▶ Given problem
What follows is a set of entries. Give them again exactly, without the pictures.

========================

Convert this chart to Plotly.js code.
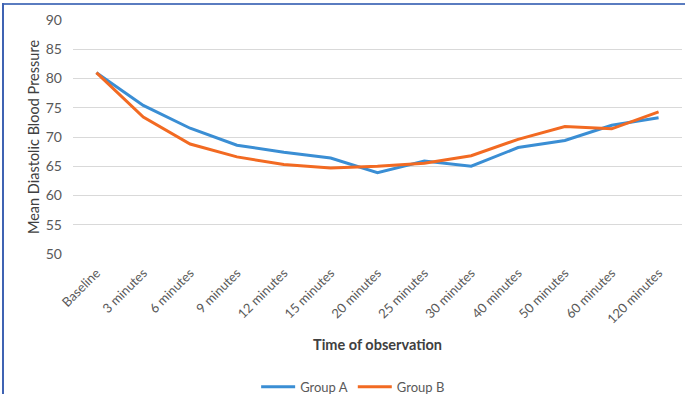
<!DOCTYPE html>
<html>
<head>
<meta charset="utf-8">
<script src="https://cdn.plot.ly/plotly-3.0.1.min.js"></script>
<style>
  html, body { margin: 0; padding: 0; background: #fff; }
  #wrap { position: relative; width: 685px; height: 394px; }
  #chart { width: 685px; height: 394px; }
  .frame-top { position: absolute; left: 2px; top: 3px; width: 683px; height: 2px; background: #5a7cc0; }
  .frame-left { position: absolute; left: 2px; top: 3px; width: 2px; height: 391px; background: #3f63b3; }
</style>
</head>
<body>
<div id="wrap">
  <div id="chart"></div>
  <div class="frame-top"></div>
  <div class="frame-left"></div>
</div>
<script>
// Observation time points
const timepoints = ["Baseline", "3 minutes", "6 minutes", "9 minutes", "12 minutes", "15 minutes",
  "20 minutes", "25 minutes", "30 minutes", "40 minutes", "50 minutes", "60 minutes", "120 minutes"];

// Mean diastolic blood pressure per group
const groupA = [81.0, 75.4, 71.5, 68.6, 67.4, 66.4, 63.9, 65.9, 65.0, 68.2, 69.4, 72.0, 73.3];
const groupB = [81.0, 73.4, 68.8, 66.6, 65.3, 64.7, 65.0, 65.5, 66.8, 69.6, 71.8, 71.4, 74.3];

const yTicks = [50, 55, 60, 65, 70, 75, 80, 85, 90];

const FONT = "Lato, 'Open Sans', sans-serif";

const traces = [
  { name: "Group A", x: timepoints, y: groupA, type: "scatter", mode: "lines",
    line: { color: "#3a8ed4", width: 3 } },
  { name: "Group B", x: timepoints, y: groupB, type: "scatter", mode: "lines",
    line: { color: "#f26a22", width: 3 } }
];

const layout = {
  width: 685, height: 394,
  margin: { l: 73, r: 3, t: 20, b: 140, autoexpand: false },
  paper_bgcolor: "#fff", plot_bgcolor: "#fff",
  font: { family: FONT, color: "#595959" },
  showlegend: true,
  legend: {
    orientation: "h", x: 0.46, xanchor: "center", y: -0.567, yanchor: "middle",
    font: { family: FONT, size: 13, color: "#595959" },
    itemwidth: 34, tracegroupgap: 0
  },
  xaxis: {
    type: "category",
    automargin: false,
    tickangle: -45,
    tickfont: { family: FONT, size: 13, color: "#595959" },
    showgrid: false, zeroline: false, showline: false,
    ticks: "", ticklabelstandoff: 8,
    range: [-0.5, timepoints.length - 0.5],
    title: { text: "<b>Time of observation</b>", font: { family: FONT, size: 14.5, color: "#404040" }, standoff: 14 }
  },
  yaxis: {
    automargin: false,
    range: [50, 90],
    tickvals: yTicks,
    tickfont: { family: FONT, size: 14, color: "#595959" },
    showgrid: true, gridcolor: "#d9d9d9", gridwidth: 1,
    zeroline: false, showline: false, ticks: "",
    ticklabelstandoff: 10,
    title: { text: "Mean Diastolic Blood Pressure", font: { family: FONT, size: 14.5, color: "#404040" }, standoff: 2 }
  }
};

Plotly.newPlot("chart", traces, layout, { displayModeBar: false, staticPlot: true });
</script>
</body>
</html>
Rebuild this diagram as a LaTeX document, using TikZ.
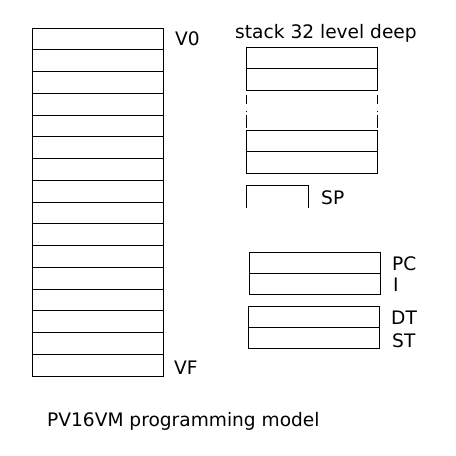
\documentclass[tikz,border=0pt]{standalone}
\usepackage{fontspec}
\setmainfont{DejaVu Sans}
\begin{document}
\begin{tikzpicture}[x=1pt,y=1pt,
  cell/.style={draw, line width=0.8pt, minimum width=131pt, minimum height=21.75pt, inner sep=0pt, outer sep=0pt, anchor=north west},
  scell/.style={draw, line width=0.8pt, minimum width=131pt, minimum height=21.5pt, inner sep=0pt, outer sep=0pt, anchor=north west},
  lbl/.style={font=\fontsize{18.6}{22}\selectfont, inner sep=0pt, anchor=west}]
\useasboundingbox (0,0) rectangle (456,456);
% register file V0..VF
\foreach \i in {0,...,15} {
  \node[cell] (v\i) at (32,{456-28-\i*21.75}) {};
}
\node[lbl] (lv0) at (175,417) {V0};
\node[lbl] (lvf) at (174,88) {VF};
% stack
\node[lbl, anchor=center] (lstack) at (326,423) {stack 32 level deep};
\node[scell] (s0) at (246,409) {};
\node[scell] (s1) at (246,387.5) {};
\node[scell] (s2) at (246,326) {};
\node[scell] (s3) at (246,304.5) {};
\draw[line width=0.8pt, dash pattern=on 9pt off 7pt on 1.5pt off 3pt on 13pt off 5pt, dash phase=33.5pt] (s1.south west) -- (s2.north west);
\draw[line width=0.8pt, dash pattern=on 9pt off 7pt on 1.5pt off 3pt on 13pt off 5pt, dash phase=33.5pt] (s1.south east) -- (s2.north east);
% SP
\coordinate (sp1) at (246,248);
\coordinate (sp2) at (246,271);
\coordinate (sp3) at (308,271);
\coordinate (sp4) at (308,248);
\draw[line width=0.8pt] (sp1) -- (sp2) -- (sp3) -- (sp4);
\node[lbl] (lsp) at (321,258) {SP};
% PC / I
\node[scell, minimum height=21pt] (pc) at (249,204) {};
\node[scell, minimum height=21pt] (ir) at (249,183) {};
\node[lbl] (lpc) at (392,192) {PC};
\node[lbl] (li) at (393,171) {I};
% DT / ST
\node[scell, minimum height=21pt] (dt) at (248,150) {};
\node[scell, minimum height=21pt] (st) at (248,129) {};
\node[lbl] (ldt) at (391,138) {DT};
\node[lbl] (lst) at (392,115) {ST};
% title
\node[lbl] (title) at (47,35) {PV16VM programming model};
\end{tikzpicture}
\end{document}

========================

▶ Exercise result
Convert this chart to Plotly.js code.
<!DOCTYPE html>
<html>
<head>
<meta charset="utf-8">
<script src="https://cdn.plot.ly/plotly-3.0.1.min.js"></script>
<style>
  html, body { margin: 0; padding: 0; background: #fff; }
  #wrap { position: relative; width: 685px; height: 394px; }
  #chart { width: 685px; height: 394px; }
  .frame-top { position: absolute; left: 2px; top: 3px; width: 683px; height: 2px; background: #5a7cc0; }
  .frame-left { position: absolute; left: 2px; top: 3px; width: 2px; height: 391px; background: #3f63b3; }
</style>
</head>
<body>
<div id="wrap">
  <div id="chart"></div>
  <div class="frame-top"></div>
  <div class="frame-left"></div>
</div>
<script>
// Observation time points
const timepoints = ["Baseline", "3 minutes", "6 minutes", "9 minutes", "12 minutes", "15 minutes",
  "20 minutes", "25 minutes", "30 minutes", "40 minutes", "50 minutes", "60 minutes", "120 minutes"];

// Mean diastolic blood pressure per group
const groupA = [81.0, 75.4, 71.5, 68.6, 67.4, 66.4, 63.9, 65.9, 65.0, 68.2, 69.4, 72.0, 73.3];
const groupB = [81.0, 73.4, 68.8, 66.6, 65.3, 64.7, 65.0, 65.5, 66.8, 69.6, 71.8, 71.4, 74.3];

const yTicks = [50, 55, 60, 65, 70, 75, 80, 85, 90];

const FONT = "Lato, 'Open Sans', sans-serif";

const traces = [
  { name: "Group A", x: timepoints, y: groupA, type: "scatter", mode: "lines",
    line: { color: "#3a8ed4", width: 3 } },
  { name: "Group B", x: timepoints, y: groupB, type: "scatter", mode: "lines",
    line: { color: "#f26a22", width: 3 } }
];

const layout = {
  width: 685, height: 394,
  margin: { l: 73, r: 3, t: 20, b: 140, autoexpand: false },
  paper_bgcolor: "#fff", plot_bgcolor: "#fff",
  font: { family: FONT, color: "#595959" },
  showlegend: true,
  legend: {
    orientation: "h", x: 0.46, xanchor: "center", y: -0.567, yanchor: "middle",
    font: { family: FONT, size: 13, color: "#595959" },
    itemwidth: 34, tracegroupgap: 0
  },
  xaxis: {
    type: "category",
    automargin: false,
    tickangle: -45,
    tickfont: { family: FONT, size: 13, color: "#595959" },
    showgrid: false, zeroline: false, showline: false,
    ticks: "", ticklabelstandoff: 8,
    range: [-0.5, timepoints.length - 0.5],
    title: { text: "<b>Time of observation</b>", font: { family: FONT, size: 14.5, color: "#404040" }, standoff: 14 }
  },
  yaxis: {
    automargin: false,
    range: [50, 90],
    tickvals: yTicks,
    tickfont: { family: FONT, size: 14, color: "#595959" },
    showgrid: true, gridcolor: "#d9d9d9", gridwidth: 1,
    zeroline: false, showline: false, ticks: "",
    ticklabelstandoff: 10,
    title: { text: "Mean Diastolic Blood Pressure", font: { family: FONT, size: 14.5, color: "#404040" }, standoff: 2 }
  }
};

Plotly.newPlot("chart", traces, layout, { displayModeBar: false, staticPlot: true });
</script>
</body>
</html>
Rebuild this diagram as a LaTeX document, using TikZ.
\documentclass[tikz,border=0pt]{standalone}
\usepackage{fontspec}
\setmainfont{DejaVu Sans}
\begin{document}
\begin{tikzpicture}[x=1pt,y=1pt,
  cell/.style={draw, line width=0.8pt, minimum width=131pt, minimum height=21.75pt, inner sep=0pt, outer sep=0pt, anchor=north west},
  scell/.style={draw, line width=0.8pt, minimum width=131pt, minimum height=21.5pt, inner sep=0pt, outer sep=0pt, anchor=north west},
  lbl/.style={font=\fontsize{18.6}{22}\selectfont, inner sep=0pt, anchor=west}]
\useasboundingbox (0,0) rectangle (456,456);
% register file V0..VF
\foreach \i in {0,...,15} {
  \node[cell] (v\i) at (32,{456-28-\i*21.75}) {};
}
\node[lbl] (lv0) at (175,417) {V0};
\node[lbl] (lvf) at (174,88) {VF};
% stack
\node[lbl, anchor=center] (lstack) at (326,423) {stack 32 level deep};
\node[scell] (s0) at (246,409) {};
\node[scell] (s1) at (246,387.5) {};
\node[scell] (s2) at (246,326) {};
\node[scell] (s3) at (246,304.5) {};
\draw[line width=0.8pt, dash pattern=on 9pt off 7pt on 1.5pt off 3pt on 13pt off 5pt, dash phase=33.5pt] (s1.south west) -- (s2.north west);
\draw[line width=0.8pt, dash pattern=on 9pt off 7pt on 1.5pt off 3pt on 13pt off 5pt, dash phase=33.5pt] (s1.south east) -- (s2.north east);
% SP
\coordinate (sp1) at (246,248);
\coordinate (sp2) at (246,271);
\coordinate (sp3) at (308,271);
\coordinate (sp4) at (308,248);
\draw[line width=0.8pt] (sp1) -- (sp2) -- (sp3) -- (sp4);
\node[lbl] (lsp) at (321,258) {SP};
% PC / I
\node[scell, minimum height=21pt] (pc) at (249,204) {};
\node[scell, minimum height=21pt] (ir) at (249,183) {};
\node[lbl] (lpc) at (392,192) {PC};
\node[lbl] (li) at (393,171) {I};
% DT / ST
\node[scell, minimum height=21pt] (dt) at (248,150) {};
\node[scell, minimum height=21pt] (st) at (248,129) {};
\node[lbl] (ldt) at (391,138) {DT};
\node[lbl] (lst) at (392,115) {ST};
% title
\node[lbl] (title) at (47,35) {PV16VM programming model};
\end{tikzpicture}
\end{document}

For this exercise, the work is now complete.